After looking at the transmission parts list (available on a number of sites) and on the Whirlpool site (Whirlpool makes Kenmore) we noticed that the one of the cams in the neutral assembly which is supposed to have a small spring, didn't on ours when we tore the transmission apart again
Found the part number for a kit (Whirlpool part number 388253 Neutral Assembly) for $15.00 and replaced the cams and gears.
In order to get the transmission out, you have to remove the cabinet, the fabric dispenser and both agitators. The top agitator uses a plastic 1/2" drive bolt (a 1/2" socket extension works well).
You don't have to remove the drum.
Lay the machine down (after disconnecting power and hoses, remove the pump (two clips), the motor (two screws hold two clips on the motor), lift and set the motor aside.

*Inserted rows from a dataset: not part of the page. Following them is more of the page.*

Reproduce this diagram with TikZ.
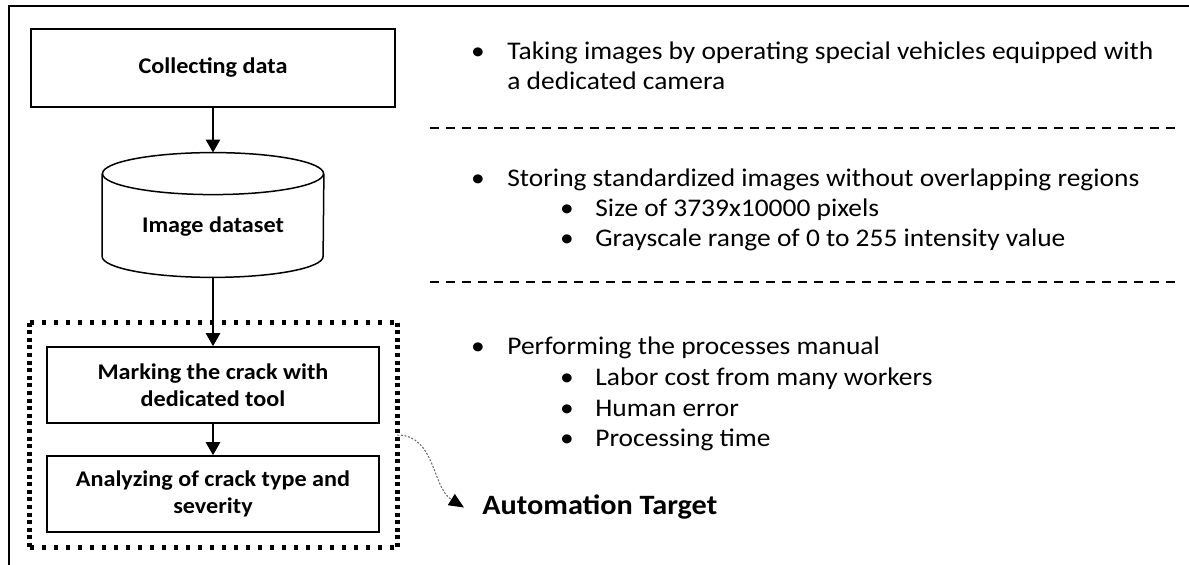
\documentclass[tikz,border=0pt]{standalone}
\usepackage{fontspec}
\setmainfont{Carlito}[FakeStretch=1.08]
\usetikzlibrary{arrows.meta,fit}

\begin{document}
\begin{tikzpicture}[x=0.5pt,y=-0.5pt,
  box/.style={draw, line width=0.75pt, align=center, inner sep=0pt,
    font=\bfseries\fontsize{11.2}{13.5}\selectfont},
  flow/.style={line width=1.25pt, -{Triangle[length=6.5pt,width=7pt]}},
  sep/.style={line width=0.9pt, dash pattern=on 4.5pt off 3.5pt},
  hdots/.style={line width=2.2pt, dash pattern=on 2.3pt off 3.7pt},
  vdots/.style={line width=2.2pt, dash pattern=on 2pt off 1.8pt},
  txt/.style={anchor=base west, inner sep=0pt, font=\fontsize{12.7}{15}\selectfont},
  bul/.style={anchor=base, inner sep=0pt, font=\fontsize{12.7}{15}\selectfont},
]
\useasboundingbox (0,0) rectangle (1189,565);

% outer frame (top and left edges)
\coordinate (fbl) at (9,565);
\coordinate (ftl) at (9,6);
\coordinate (ftr) at (1189,6);
\draw[line width=1pt] (fbl) -- (ftl) -- (ftr);

% process column
\node[box, minimum width=182pt, minimum height=39pt] (collect) at (213,68) {Collecting data};

\node[inner sep=0pt, minimum width=110.5pt, minimum height=62pt] (dataset) at (213,215) {};
\draw[line width=0.75pt] ([yshift=-10.5pt]dataset.north) ellipse[x radius=55.25pt, y radius=10.5pt];
\draw[line width=0.75pt] ([yshift=-10.5pt]dataset.north west) -- ([yshift=10.5pt]dataset.south west)
  arc[start angle=180, end angle=360, x radius=55.25pt, y radius=10.5pt]
  -- ([yshift=-10.5pt]dataset.north east);
\node[inner sep=0pt, font=\bfseries\fontsize{11.2}{13.5}\selectfont] (dstext) at (213,227) {Image dataset};

\node[box, minimum width=166pt, minimum height=38pt] (mark) at (213,385) {Marking the crack with\\dedicated tool};
\node[box, minimum width=166pt, minimum height=38pt] (analyze) at (213,494) {Analyzing of crack type and\\severity};

\draw[flow] (collect.south) -- (dataset.north);
\draw[flow] (dataset.south) -- (mark.north);
\draw[flow] (mark.south) -- (analyze.north);

% automation target group
\node[fit={(30,323) (397,547)}, inner sep=0pt] (target) {};
\draw[hdots] (target.north west) -- (target.north east);
\draw[hdots] (target.south west) -- (target.south east);
\draw[vdots] (target.north west) -- (target.south west);
\draw[vdots] (target.north east) -- (target.south east);

\node[anchor=base west, inner sep=0pt, font=\bfseries\fontsize{14}{17}\selectfont] (auto) at (482,515) {Automation Target};
\draw[black!60, line width=0.5pt, dash pattern=on 1pt off 0.8pt, -{Triangle[length=7.5pt,width=6.5pt,black]}]
  (target.east) .. controls +(38,0) and +(-32,-20) .. ([xshift=-9pt]auto.west);

% descriptions
\node[bul] (b1) at (478,60) {\textbullet};
\node[txt] (t1a) at (507,60) {Taking images by operating special vehicles equipped with};
\node[txt] (t1b) at (507,90) {a dedicated camera};

\coordinate (s1a) at (430,128);
\coordinate (s1b) at (1175,128);
\draw[sep] (s1a) -- (s1b);

\node[bul] (b2) at (478,187) {\textbullet};
\node[txt] (t2a) at (507,187) {Storing standardized images without overlapping regions};
\node[bul] (b2a) at (567,217) {\textbullet};
\node[txt] (t2b) at (595,217) {Size of 3739x10000 pixels};
\node[bul] (b2b) at (567,247) {\textbullet};
\node[txt] (t2c) at (595,247) {Grayscale range of 0 to 255 intensity value};

\coordinate (s2a) at (430,282);
\coordinate (s2b) at (1175,282);
\draw[sep] (s2a) -- (s2b);

\node[bul] (b3) at (478,355) {\textbullet};
\node[txt] (t3a) at (507,355) {Performing the processes manual};
\node[bul] (b3a) at (567,386) {\textbullet};
\node[txt] (t3b) at (595,386) {Labor cost from many workers};
\node[bul] (b3b) at (567,417) {\textbullet};
\node[txt] (t3c) at (595,417) {Human error};
\node[bul] (b3c) at (567,447) {\textbullet};
\node[txt] (t3d) at (595,447) {Processing time};
\end{tikzpicture}
\end{document}
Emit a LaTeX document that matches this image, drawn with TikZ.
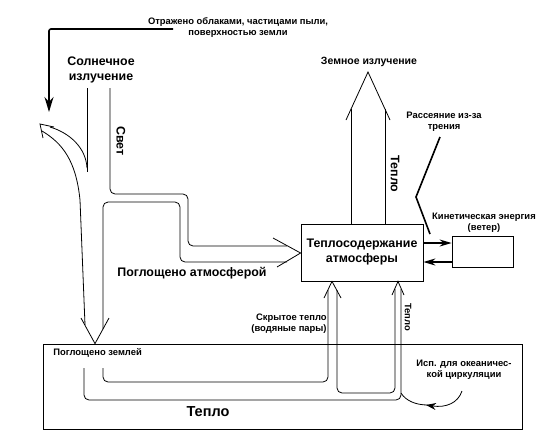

Remove two 1/2 inch bolts for the motor mounting plate and three 1/2 inch bolts for the transmission.
Pull the transmission, remove the clutch (there is a spring clip that holds the clutch on the main
agitator shaft), remove the 8 screws carefully the transmission holds 14 - 15Oz of oil, remove the clip holding the main spin gear on and check the plastic cams.
If the cam that should have a spring doesn't, or the others look damaged, or the main spin gear is damaged the washer won't go into spin mode.
If that's the problem, install a Neutral drain kit, put everything back together carefully and the problem may be solved.
As an aside, fixing ours cost less than $30 including 80-90 weight gear oil vs. $170 for a new transmission.
Posted on Jan 12, 2010
Mine is W3844. Miele's technician said the Wather Path Control Unit (part # 6271992) need to be changed.
Total Cost: (HKD)
450 for todays check cost
1100 for the part
250 for the labour to change the part.